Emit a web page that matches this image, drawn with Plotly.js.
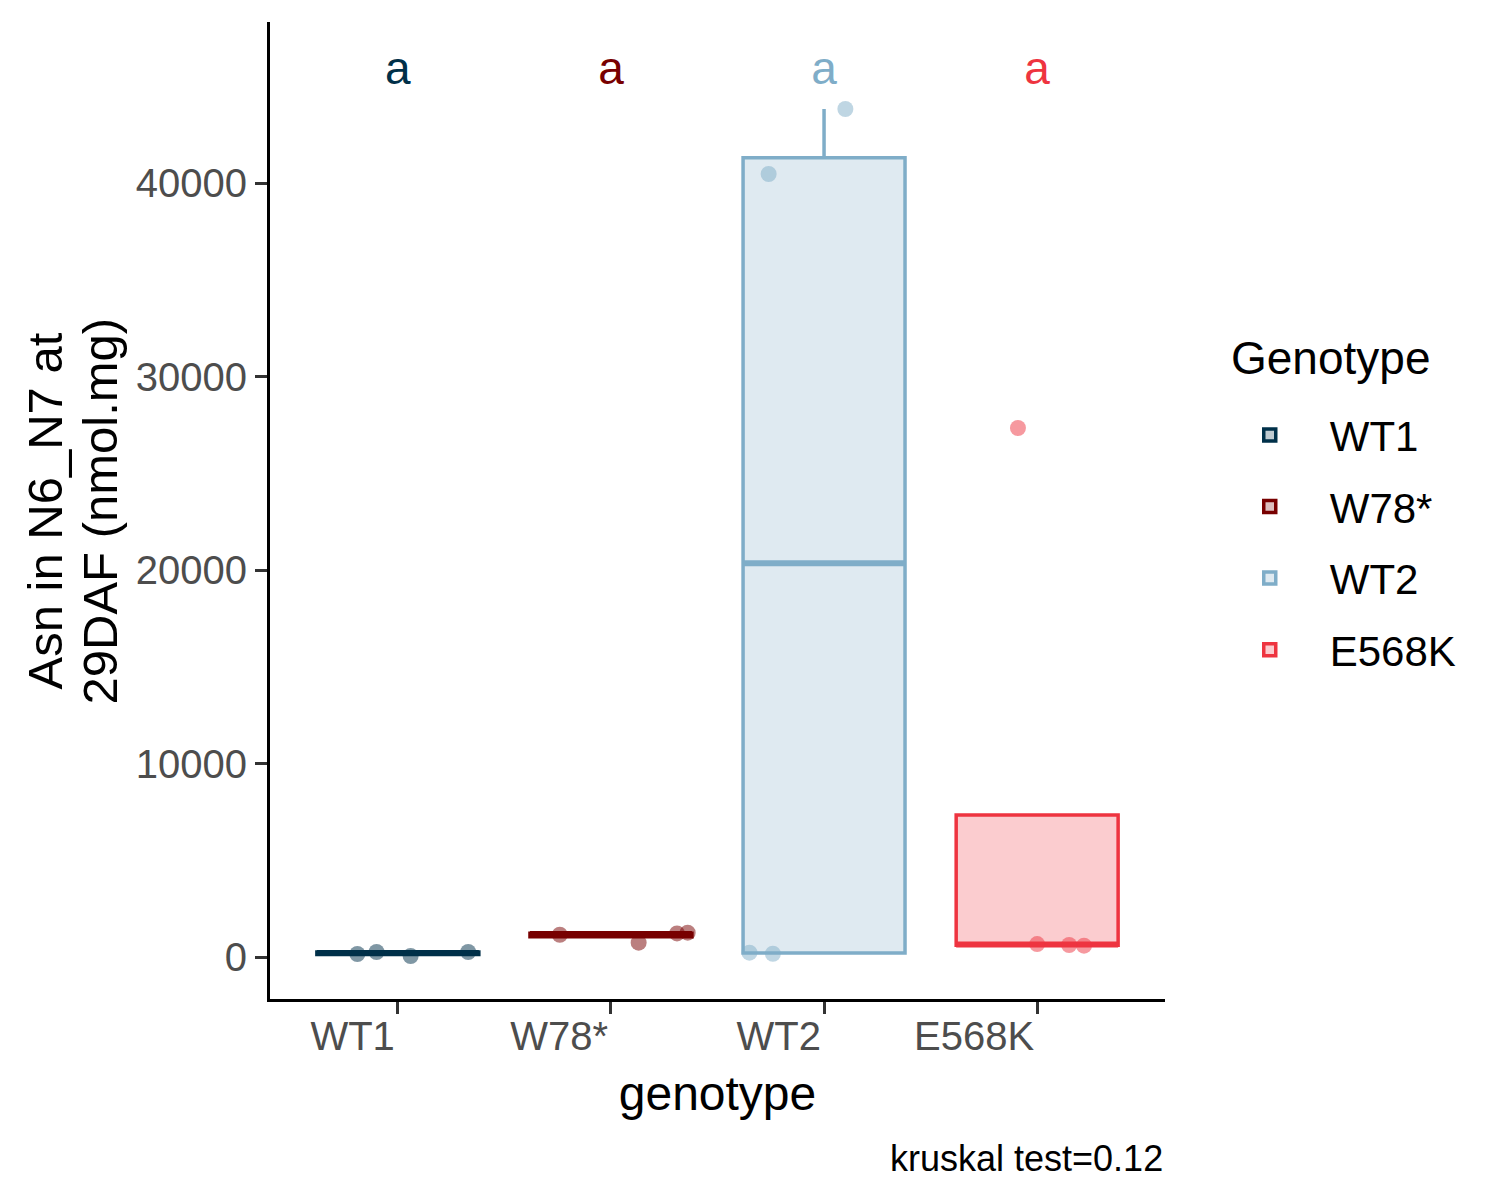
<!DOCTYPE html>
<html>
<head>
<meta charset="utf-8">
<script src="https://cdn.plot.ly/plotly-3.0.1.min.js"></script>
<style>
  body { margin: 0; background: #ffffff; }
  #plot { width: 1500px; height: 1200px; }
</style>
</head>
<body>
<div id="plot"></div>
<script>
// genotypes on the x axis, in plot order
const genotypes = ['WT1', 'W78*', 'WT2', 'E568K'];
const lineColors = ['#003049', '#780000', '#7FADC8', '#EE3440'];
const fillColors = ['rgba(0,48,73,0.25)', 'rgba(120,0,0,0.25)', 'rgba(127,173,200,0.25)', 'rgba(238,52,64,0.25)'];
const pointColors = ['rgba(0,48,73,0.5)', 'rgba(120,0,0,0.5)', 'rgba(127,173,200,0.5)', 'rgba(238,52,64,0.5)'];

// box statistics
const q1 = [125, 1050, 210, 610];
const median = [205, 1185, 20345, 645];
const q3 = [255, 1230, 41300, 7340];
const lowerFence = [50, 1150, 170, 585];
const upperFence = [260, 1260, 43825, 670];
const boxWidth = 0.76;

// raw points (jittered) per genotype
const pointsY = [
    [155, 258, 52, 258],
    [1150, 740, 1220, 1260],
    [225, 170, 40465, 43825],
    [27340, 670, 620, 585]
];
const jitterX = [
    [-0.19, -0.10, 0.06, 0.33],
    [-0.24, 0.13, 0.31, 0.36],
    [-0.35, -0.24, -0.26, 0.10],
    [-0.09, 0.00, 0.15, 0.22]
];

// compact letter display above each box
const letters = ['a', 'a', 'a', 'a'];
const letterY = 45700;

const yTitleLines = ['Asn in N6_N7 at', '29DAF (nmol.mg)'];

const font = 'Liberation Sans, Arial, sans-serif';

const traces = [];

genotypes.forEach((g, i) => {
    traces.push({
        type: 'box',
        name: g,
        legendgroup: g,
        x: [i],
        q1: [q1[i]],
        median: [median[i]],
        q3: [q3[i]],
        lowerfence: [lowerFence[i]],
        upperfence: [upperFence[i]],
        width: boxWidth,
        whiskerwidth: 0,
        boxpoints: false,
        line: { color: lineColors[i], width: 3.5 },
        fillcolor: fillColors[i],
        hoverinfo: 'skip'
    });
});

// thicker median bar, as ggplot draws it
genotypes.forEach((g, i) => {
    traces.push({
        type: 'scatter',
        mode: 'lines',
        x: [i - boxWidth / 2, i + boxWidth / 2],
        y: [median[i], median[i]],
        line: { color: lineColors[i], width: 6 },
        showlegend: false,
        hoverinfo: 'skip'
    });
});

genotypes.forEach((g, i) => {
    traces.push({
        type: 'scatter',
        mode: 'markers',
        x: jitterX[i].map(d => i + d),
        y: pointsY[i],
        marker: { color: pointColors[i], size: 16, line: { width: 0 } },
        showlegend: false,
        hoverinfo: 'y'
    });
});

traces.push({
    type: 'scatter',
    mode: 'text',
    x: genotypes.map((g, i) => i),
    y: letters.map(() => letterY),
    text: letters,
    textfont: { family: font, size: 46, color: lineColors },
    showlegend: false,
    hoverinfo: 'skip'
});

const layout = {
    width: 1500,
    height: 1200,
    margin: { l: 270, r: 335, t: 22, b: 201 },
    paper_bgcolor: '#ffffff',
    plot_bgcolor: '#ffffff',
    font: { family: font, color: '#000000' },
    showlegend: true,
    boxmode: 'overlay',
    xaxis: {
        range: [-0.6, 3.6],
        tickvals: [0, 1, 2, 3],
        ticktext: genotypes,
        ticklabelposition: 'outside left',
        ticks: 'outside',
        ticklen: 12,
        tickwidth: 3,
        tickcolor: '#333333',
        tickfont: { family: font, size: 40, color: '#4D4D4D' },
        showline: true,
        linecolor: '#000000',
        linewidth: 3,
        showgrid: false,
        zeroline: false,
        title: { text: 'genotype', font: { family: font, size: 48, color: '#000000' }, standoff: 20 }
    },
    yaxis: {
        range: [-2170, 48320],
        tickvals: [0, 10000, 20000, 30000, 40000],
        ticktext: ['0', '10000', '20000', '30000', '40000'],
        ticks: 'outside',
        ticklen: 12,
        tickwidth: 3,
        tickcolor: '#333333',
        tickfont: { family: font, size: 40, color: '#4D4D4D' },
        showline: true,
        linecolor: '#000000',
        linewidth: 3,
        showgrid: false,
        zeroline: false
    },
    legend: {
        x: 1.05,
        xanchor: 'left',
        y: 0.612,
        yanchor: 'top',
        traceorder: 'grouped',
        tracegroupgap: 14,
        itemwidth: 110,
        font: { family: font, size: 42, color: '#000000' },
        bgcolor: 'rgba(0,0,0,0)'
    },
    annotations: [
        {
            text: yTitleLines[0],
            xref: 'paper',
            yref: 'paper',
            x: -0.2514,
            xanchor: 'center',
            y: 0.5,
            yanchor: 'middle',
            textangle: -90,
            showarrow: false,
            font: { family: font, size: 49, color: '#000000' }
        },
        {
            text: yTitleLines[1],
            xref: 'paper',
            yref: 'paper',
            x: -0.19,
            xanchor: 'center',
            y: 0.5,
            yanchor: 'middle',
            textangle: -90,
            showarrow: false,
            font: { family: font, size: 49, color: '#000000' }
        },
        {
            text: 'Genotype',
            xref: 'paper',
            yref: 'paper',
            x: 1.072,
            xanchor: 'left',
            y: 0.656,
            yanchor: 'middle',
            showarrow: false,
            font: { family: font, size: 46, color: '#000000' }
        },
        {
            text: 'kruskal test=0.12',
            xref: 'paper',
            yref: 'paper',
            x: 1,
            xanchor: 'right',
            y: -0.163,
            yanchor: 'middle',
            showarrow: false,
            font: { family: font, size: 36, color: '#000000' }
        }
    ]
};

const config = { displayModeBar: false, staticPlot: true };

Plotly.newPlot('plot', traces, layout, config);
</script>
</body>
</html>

Exercise task:
Reproduce the material word for word, minus the images.

Final answer:
Emit a web page that matches this image, drawn with Plotly.js.
<!DOCTYPE html>
<html>
<head>
<meta charset="utf-8">
<script src="https://cdn.plot.ly/plotly-3.0.1.min.js"></script>
<style>
  body { margin: 0; background: #ffffff; }
  #plot { width: 1500px; height: 1200px; }
</style>
</head>
<body>
<div id="plot"></div>
<script>
// genotypes on the x axis, in plot order
const genotypes = ['WT1', 'W78*', 'WT2', 'E568K'];
const lineColors = ['#003049', '#780000', '#7FADC8', '#EE3440'];
const fillColors = ['rgba(0,48,73,0.25)', 'rgba(120,0,0,0.25)', 'rgba(127,173,200,0.25)', 'rgba(238,52,64,0.25)'];
const pointColors = ['rgba(0,48,73,0.5)', 'rgba(120,0,0,0.5)', 'rgba(127,173,200,0.5)', 'rgba(238,52,64,0.5)'];

// box statistics
const q1 = [125, 1050, 210, 610];
const median = [205, 1185, 20345, 645];
const q3 = [255, 1230, 41300, 7340];
const lowerFence = [50, 1150, 170, 585];
const upperFence = [260, 1260, 43825, 670];
const boxWidth = 0.76;

// raw points (jittered) per genotype
const pointsY = [
    [155, 258, 52, 258],
    [1150, 740, 1220, 1260],
    [225, 170, 40465, 43825],
    [27340, 670, 620, 585]
];
const jitterX = [
    [-0.19, -0.10, 0.06, 0.33],
    [-0.24, 0.13, 0.31, 0.36],
    [-0.35, -0.24, -0.26, 0.10],
    [-0.09, 0.00, 0.15, 0.22]
];

// compact letter display above each box
const letters = ['a', 'a', 'a', 'a'];
const letterY = 45700;

const yTitleLines = ['Asn in N6_N7 at', '29DAF (nmol.mg)'];

const font = 'Liberation Sans, Arial, sans-serif';

const traces = [];

genotypes.forEach((g, i) => {
    traces.push({
        type: 'box',
        name: g,
        legendgroup: g,
        x: [i],
        q1: [q1[i]],
        median: [median[i]],
        q3: [q3[i]],
        lowerfence: [lowerFence[i]],
        upperfence: [upperFence[i]],
        width: boxWidth,
        whiskerwidth: 0,
        boxpoints: false,
        line: { color: lineColors[i], width: 3.5 },
        fillcolor: fillColors[i],
        hoverinfo: 'skip'
    });
});

// thicker median bar, as ggplot draws it
genotypes.forEach((g, i) => {
    traces.push({
        type: 'scatter',
        mode: 'lines',
        x: [i - boxWidth / 2, i + boxWidth / 2],
        y: [median[i], median[i]],
        line: { color: lineColors[i], width: 6 },
        showlegend: false,
        hoverinfo: 'skip'
    });
});

genotypes.forEach((g, i) => {
    traces.push({
        type: 'scatter',
        mode: 'markers',
        x: jitterX[i].map(d => i + d),
        y: pointsY[i],
        marker: { color: pointColors[i], size: 16, line: { width: 0 } },
        showlegend: false,
        hoverinfo: 'y'
    });
});

traces.push({
    type: 'scatter',
    mode: 'text',
    x: genotypes.map((g, i) => i),
    y: letters.map(() => letterY),
    text: letters,
    textfont: { family: font, size: 46, color: lineColors },
    showlegend: false,
    hoverinfo: 'skip'
});

const layout = {
    width: 1500,
    height: 1200,
    margin: { l: 270, r: 335, t: 22, b: 201 },
    paper_bgcolor: '#ffffff',
    plot_bgcolor: '#ffffff',
    font: { family: font, color: '#000000' },
    showlegend: true,
    boxmode: 'overlay',
    xaxis: {
        range: [-0.6, 3.6],
        tickvals: [0, 1, 2, 3],
        ticktext: genotypes,
        ticklabelposition: 'outside left',
        ticks: 'outside',
        ticklen: 12,
        tickwidth: 3,
        tickcolor: '#333333',
        tickfont: { family: font, size: 40, color: '#4D4D4D' },
        showline: true,
        linecolor: '#000000',
        linewidth: 3,
        showgrid: false,
        zeroline: false,
        title: { text: 'genotype', font: { family: font, size: 48, color: '#000000' }, standoff: 20 }
    },
    yaxis: {
        range: [-2170, 48320],
        tickvals: [0, 10000, 20000, 30000, 40000],
        ticktext: ['0', '10000', '20000', '30000', '40000'],
        ticks: 'outside',
        ticklen: 12,
        tickwidth: 3,
        tickcolor: '#333333',
        tickfont: { family: font, size: 40, color: '#4D4D4D' },
        showline: true,
        linecolor: '#000000',
        linewidth: 3,
        showgrid: false,
        zeroline: false
    },
    legend: {
        x: 1.05,
        xanchor: 'left',
        y: 0.612,
        yanchor: 'top',
        traceorder: 'grouped',
        tracegroupgap: 14,
        itemwidth: 110,
        font: { family: font, size: 42, color: '#000000' },
        bgcolor: 'rgba(0,0,0,0)'
    },
    annotations: [
        {
            text: yTitleLines[0],
            xref: 'paper',
            yref: 'paper',
            x: -0.2514,
            xanchor: 'center',
            y: 0.5,
            yanchor: 'middle',
            textangle: -90,
            showarrow: false,
            font: { family: font, size: 49, color: '#000000' }
        },
        {
            text: yTitleLines[1],
            xref: 'paper',
            yref: 'paper',
            x: -0.19,
            xanchor: 'center',
            y: 0.5,
            yanchor: 'middle',
            textangle: -90,
            showarrow: false,
            font: { family: font, size: 49, color: '#000000' }
        },
        {
            text: 'Genotype',
            xref: 'paper',
            yref: 'paper',
            x: 1.072,
            xanchor: 'left',
            y: 0.656,
            yanchor: 'middle',
            showarrow: false,
            font: { family: font, size: 46, color: '#000000' }
        },
        {
            text: 'kruskal test=0.12',
            xref: 'paper',
            yref: 'paper',
            x: 1,
            xanchor: 'right',
            y: -0.163,
            yanchor: 'middle',
            showarrow: false,
            font: { family: font, size: 36, color: '#000000' }
        }
    ]
};

const config = { displayModeBar: false, staticPlot: true };

Plotly.newPlot('plot', traces, layout, config);
</script>
</body>
</html>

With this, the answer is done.